The International Business Times notes that “Last December, Democratic mayors in two dozen municipalities launched an effort aimed at helping undocumented immigrants seek temporary status and obtain some legal rights. In 2013, the Orleans Parish Sheriff’s Office in Louisiana announced it would decline federal immigration detention requests except when an individual is held on felony charges for violent crimes. The policy change was prompted by a New Orleans council member’s resolution to end the holds, citing their strain on local law enforcement resources, according to a council spokesman. Supporters of such policies say there are higher municipal priorities, and that deterring the presence of undocumented immigrants is more disruptive in administering municipal services and interferes with local law enforcement, according to the CRS study. Conversely, a study of undocumented immigrants and resources in New York City published by the Federation for American Immigration Reform found that the city was spending $5.1 billion annually on helping illegal immigrants. ‘We are sacrificing the financial security of American citizens’ with sanctuary policies, said Ira Mehlman, a spokesman for FAIR, an anti-illegal immigration group.”
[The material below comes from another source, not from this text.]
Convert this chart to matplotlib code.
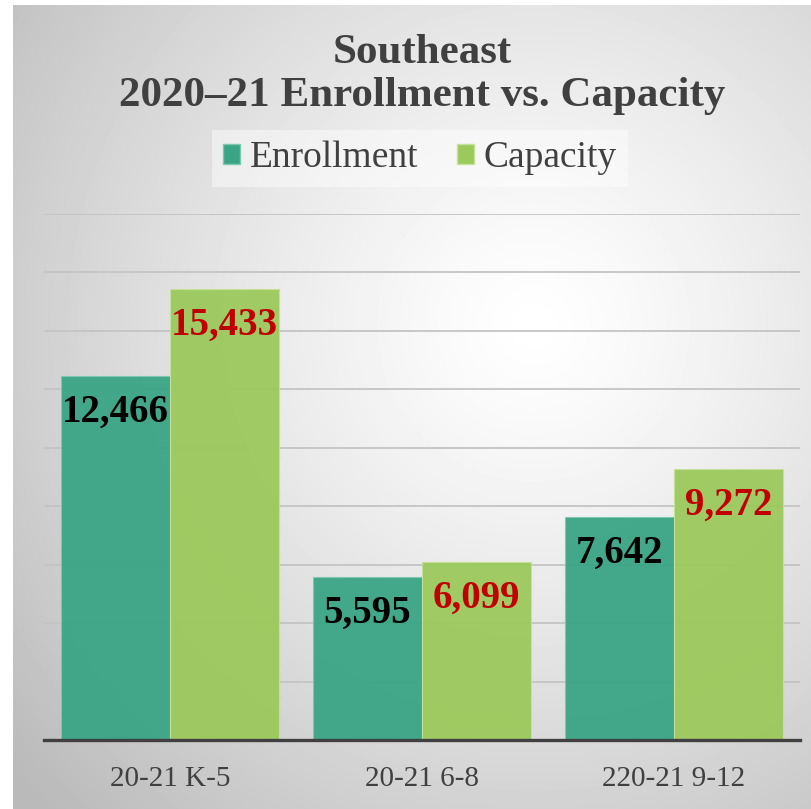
import numpy as np
import matplotlib
matplotlib.use('Agg')
import matplotlib.pyplot as plt
from matplotlib.patches import Patch

categories = ['20-21 K-5', '20-21 6-8', '220-21 9-12']
enrollment = [12466, 5595, 7642]
capacity = [15433, 6099, 9272]
series_names = ['Enrollment', 'Capacity']
title_lines = ['Southeast', '2020\u201321 Enrollment vs. Capacity']

W, H = 812, 809
fig = plt.figure(figsize=(W / 100, H / 100), dpi=100)
fig.patch.set_facecolor('white')

# radial grey background, brightest upper-right of centre
bg = fig.add_axes([13 / W, 0, 1 - 13 / W, 1 - 5 / H], zorder=-5)
yy, xx = np.mgrid[0:804, 0:799]
d = np.hypot(xx - 520, yy - 320) / 680.0
shade = 1.0 - 0.27 * np.clip(d, 0, 1) ** 1.25
bg.imshow(shade, cmap='gray', vmin=0, vmax=1, aspect='auto',
          extent=[0, 1, 0, 1], origin='upper', interpolation='bilinear')
bg.axis('off')

ax = fig.add_axes([44 / W, 1 - 740 / H, 756 / W, 526 / H])
ax.set_facecolor('none')

serif = 'Liberation Serif'
grey_txt = '#404040'
c_enr = '#3aa585'
c_cap = '#9cc95c'

x = np.arange(len(categories))
bw = 0.432
b1 = ax.bar(x - bw / 2, enrollment, bw, color=c_enr, alpha=0.95,
            edgecolor='#7cc9ad', linewidth=0.8, zorder=3)
b2 = ax.bar(x + bw / 2, capacity, bw, color=c_cap, alpha=0.95,
            edgecolor='#c4e29a', linewidth=0.8, zorder=3)

for bars, vals, col in [(b1, enrollment, 'black'), (b2, capacity, '#c00000')]:
    for r, v in zip(bars, vals):
        ax.annotate(f'{v:,}', xy=(r.get_x() + r.get_width() / 2, v),
                    xytext=(0, -13), textcoords='offset points',
                    ha='center', va='top', fontsize=28, fontweight='bold',
                    family=serif, color=col, zorder=5)

ax.set_xlim(-0.5, 2.5)
ax.set_ylim(0, 18000)
ax.set_yticks(np.arange(2000, 18001, 2000))
ax.yaxis.grid(True, color='#c4c4c4', linewidth=1.3, zorder=0)
ax.set_axisbelow(True)
ax.tick_params(axis='y', left=False, labelleft=False)
ax.set_xticks(x)
ax.set_xticklabels(categories, family=serif, fontsize=21, color=grey_txt)
ax.tick_params(axis='x', length=0, pad=19)
for s in ['top', 'right', 'left']:
    ax.spines[s].set_visible(False)
ax.spines['bottom'].set_color('#404040')
ax.spines['bottom'].set_linewidth(2.4)
ax.spines['bottom'].set_zorder(6)

fig.text(422 / W, 1 - 34 / H, '\n'.join(title_lines), ha='center', va='top',
         family=serif, fontweight='bold', fontsize=31, color=grey_txt,
         linespacing=1.18)

handles = [Patch(facecolor=c_enr, edgecolor='#7cc9ad'),
           Patch(facecolor=c_cap, edgecolor='#c4e29a')]
leg = fig.legend(handles, series_names, loc='center',
                 bbox_to_anchor=(420 / W, 1 - 158 / H), ncol=2,
                 prop={'family': serif, 'size': 27},
                 handlelength=0.45, handleheight=0.45, handletextpad=0.25,
                 columnspacing=1.05, frameon=True, fancybox=False,
                 borderpad=0.3, borderaxespad=0)
leg.get_frame().set_facecolor('white')
leg.get_frame().set_alpha(0.45)
leg.get_frame().set_edgecolor('none')
for t in leg.get_texts():
    t.set_color(grey_txt)

fig.savefig('out.png', dpi=100)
While the federal government has been far less than vigorous in its effort to stop illegal immigration at the border and to apprehend and deport those illegals who have escaped into the nation’s interior, the lack of cooperation among state and local jurisdictions has also been a factor. According to the U.S. Customs and Enforcement agency, (ICE) “ICE’s efforts in the interior…were impacted by an increasing number of state and local jurisdictions that are declining to honor ICE detainers. As a result, instead of state and local jails transferring criminal aliens in their custody to ICE for removal, such aliens were released by state and local authorities. Since January 2014, state and local law enforcement authorities declined to honor 10,182 detainers. This required ICE to expend additional resources attempting to locate, apprehend, and remove criminal aliens who were released into the community, rather than transferred directly into custody. These changes further contributed to decreased ICE removals.”
The Ohio Jobs & Justice PAC describes why localities engage in “sanctuary” policies:
“ One justification of creating sanctuary cities is often under the guise of protecting ‘immigrant rights.’ But illegal aliens are not immigrants — immigrants come to the U.S. legally, and maintain their legal presence. When a person is illegally smuggled into the U.S. or violates their visa restrictions — he/she is not an immigrant or visitor, but an unauthorized alien subject to deportation under existing federal law.
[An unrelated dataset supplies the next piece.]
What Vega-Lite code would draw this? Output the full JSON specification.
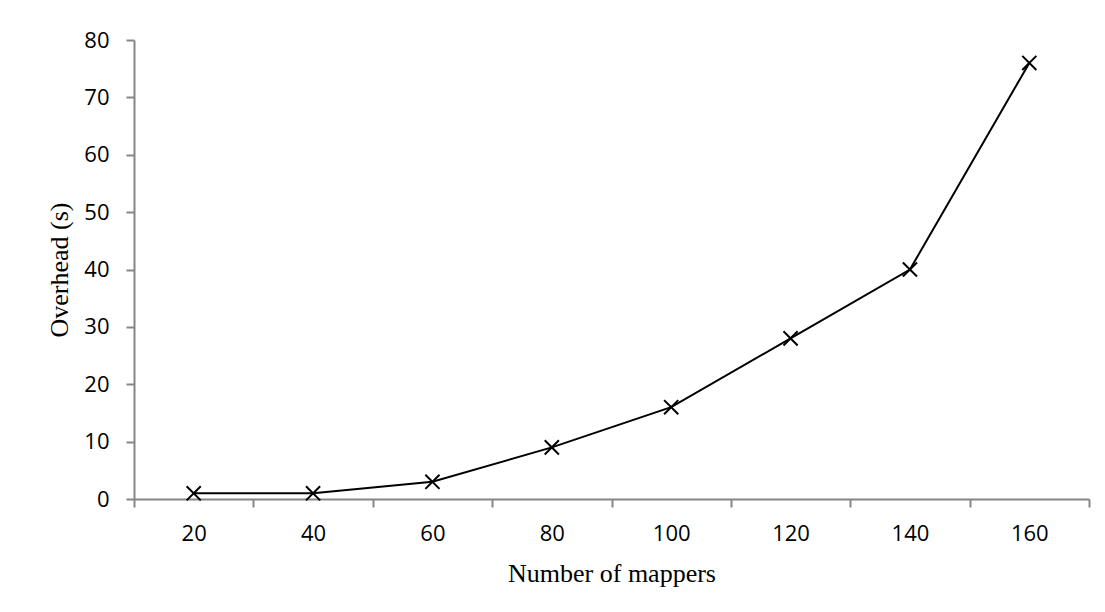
{
  "$schema": "https://vega.github.io/schema/vega-lite/v6.json",
  "autosize": {"type": "none"},
  "padding": {"left": 134, "top": 40, "right": 16, "bottom": 113},
  "width": 955,
  "height": 459,
  "background": "white",
  "config": {
    "view": {"stroke": null},
    "axis": {
      "domainColor": "#868686",
      "domainWidth": 2,
      "tickColor": "#868686",
      "tickWidth": 2,
      "tickSize": 8,
      "grid": false,
      "labelFont": "Open Sans",
      "labelFontSize": 22,
      "labelColor": "#000000",
      "titleFont": "Liberation Serif",
      "titleFontSize": 26,
      "titleFontWeight": "normal",
      "titleColor": "#000000"
    }
  },
  "data": {
    "values": [
      {"mappers": "20", "overhead": 1},
      {"mappers": "40", "overhead": 1},
      {"mappers": "60", "overhead": 3},
      {"mappers": "80", "overhead": 9},
      {"mappers": "100", "overhead": 16},
      {"mappers": "120", "overhead": 28},
      {"mappers": "140", "overhead": 40},
      {"mappers": "160", "overhead": 76}
    ]
  },
  "encoding": {
    "x": {
      "field": "mappers",
      "type": "ordinal",
      "sort": null,
      "scale": {"type": "band", "paddingInner": 0, "paddingOuter": 0},
      "axis": {
        "title": "Number of mappers",
        "labelAngle": 0,
        "tickBand": "extent",
        "labelPadding": 16,
        "titlePadding": 16
      }
    },
    "y": {
      "field": "overhead",
      "type": "quantitative",
      "scale": {"domain": [0, 80], "nice": false},
      "axis": {
        "title": "Overhead (s)",
        "values": [0, 10, 20, 30, 40, 50, 60, 70, 80],
        "labelPadding": 17,
        "titlePadding": 11
      }
    }
  },
  "layer": [
    {
      "mark": {"type": "line", "color": "#000000", "strokeWidth": 2}
    },
    {
      "mark": {
        "type": "point",
        "shape": "M-1,-1L1,1M1,-1L-1,1",
        "filled": false,
        "stroke": "#000000",
        "strokeWidth": 2,
        "size": 200,
        "opacity": 1
      }
    }
  ]
}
“ Another common argument public officials use to justify sanctuary policies is safety–framing them as an effective ‘community policing’ policy tool. The argument goes as follows: Illegal aliens who are victims of crimes or are witnesses to crimes won’t report them to police for fear of arrest and deportation. However, these political panderers ignore the fact that if the illegal aliens were removed from the U.S., they would not be here to become victims, and the predators would be out of the country too.
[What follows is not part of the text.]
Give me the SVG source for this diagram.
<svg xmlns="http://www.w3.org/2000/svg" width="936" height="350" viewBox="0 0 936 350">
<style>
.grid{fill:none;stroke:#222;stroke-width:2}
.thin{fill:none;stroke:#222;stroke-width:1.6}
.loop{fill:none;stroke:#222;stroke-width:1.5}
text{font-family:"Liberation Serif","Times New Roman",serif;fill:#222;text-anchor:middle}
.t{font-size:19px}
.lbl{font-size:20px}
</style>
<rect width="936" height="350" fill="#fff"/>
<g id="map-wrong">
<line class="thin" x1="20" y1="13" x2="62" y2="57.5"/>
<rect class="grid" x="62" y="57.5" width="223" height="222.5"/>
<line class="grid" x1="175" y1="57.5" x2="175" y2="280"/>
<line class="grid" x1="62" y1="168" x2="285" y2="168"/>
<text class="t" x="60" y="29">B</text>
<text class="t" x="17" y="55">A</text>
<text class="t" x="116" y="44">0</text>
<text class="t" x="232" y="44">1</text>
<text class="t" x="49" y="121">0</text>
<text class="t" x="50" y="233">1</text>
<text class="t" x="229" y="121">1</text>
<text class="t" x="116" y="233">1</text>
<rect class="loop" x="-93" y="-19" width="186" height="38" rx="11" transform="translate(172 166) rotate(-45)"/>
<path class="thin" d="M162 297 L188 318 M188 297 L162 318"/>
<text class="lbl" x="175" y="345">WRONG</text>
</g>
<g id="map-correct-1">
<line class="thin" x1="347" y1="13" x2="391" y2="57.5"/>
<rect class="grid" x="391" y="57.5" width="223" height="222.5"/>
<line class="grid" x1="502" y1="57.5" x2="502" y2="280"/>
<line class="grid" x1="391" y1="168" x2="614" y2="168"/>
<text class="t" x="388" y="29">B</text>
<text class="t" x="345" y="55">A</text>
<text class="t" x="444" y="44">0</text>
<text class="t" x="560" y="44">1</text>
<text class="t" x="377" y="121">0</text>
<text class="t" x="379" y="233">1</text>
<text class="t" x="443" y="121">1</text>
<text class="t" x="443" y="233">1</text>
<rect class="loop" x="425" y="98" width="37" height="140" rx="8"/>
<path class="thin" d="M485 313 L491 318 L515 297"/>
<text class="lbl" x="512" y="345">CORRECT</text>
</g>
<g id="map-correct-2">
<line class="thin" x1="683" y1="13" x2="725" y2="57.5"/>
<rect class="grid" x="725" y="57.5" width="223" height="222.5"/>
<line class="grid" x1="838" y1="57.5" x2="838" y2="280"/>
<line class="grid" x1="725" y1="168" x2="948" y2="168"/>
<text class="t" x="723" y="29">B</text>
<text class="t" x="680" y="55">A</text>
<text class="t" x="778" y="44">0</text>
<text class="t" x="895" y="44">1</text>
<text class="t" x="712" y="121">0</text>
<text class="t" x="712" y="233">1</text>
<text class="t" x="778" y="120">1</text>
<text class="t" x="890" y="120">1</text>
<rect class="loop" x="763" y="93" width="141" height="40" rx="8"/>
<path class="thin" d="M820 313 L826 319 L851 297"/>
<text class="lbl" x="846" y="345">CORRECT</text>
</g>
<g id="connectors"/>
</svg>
“Why do public officials pass sanctuary laws or establish unwritten “don’t ask–don’t tell” policies? There are a variety of reasons. Some politicians attempt to appease illegal immigration support groups such as the National Council of La Raza (NCLR), Mexican American Legal Defense & Education Fund (MALDF), and League of United Latin American Citizens (LULAC), or other immigration activist groups that lobby local governments to implement formal or informal sanctuary policies. Other reasons include political contributions and ethnic voter support at election time; complacency, ignorance, or “don’t care” attitudes; and purposeful resistance to existing U.S. immigration law based upon an open-border political philosophy that may serve their economic, political, or ethnocentric interests. A great number of politically appointed big city police chief’s often support an administration’s sanctuary policy because they share a similar political ideology or just want to keep their job. It’s much easier too for city officials to collect their paychecks and avoid the political protests and threats of expensive lawsuits that routinely follow attempts by cities to stop illegal aliens from taking root in their communities.”
Testifying before the House Judiciary Committee on April 14, ICE Director Sarah R. Saldaña stated: “Another significant factor impacting removal operations has been the increase in state and local jurisdictions that are limiting their partnership, or wholly refusing to cooperate with ICE immigration enforcement efforts. While the reasons for this may vary, including state and local legislative restrictions and judicial findings of state and local liability, in certain circumstances we believe such a lack of cooperation may increase the risk that dangerous criminals are returned to the streets, putting the public and our officers at greater risk. Given ICE’s public safety mission and limited resources, state and local cooperation is essential to our success. During calendar year 2014, state and local jurisdictions have declined more than 12,000 ICE detainer requests. There are more than 200 jurisdictions, including some of the largest in the country, that refuse to honor ICE detainers and some have also denied ICE access to their jails and prisons…”
Ironically, Ms. Saldana’s federal agency was bemoaning the lack of cooperation by localities, the Obama Administration has continued with its policy of harassing local sheriffs who seek to enforce federal laws against illegal immigration. Speaking on the Cavuto program earlier this year, Sheriff Paul Babeu, from Arizona, described being threatened by the White House for taking an active stance against illegal immigration.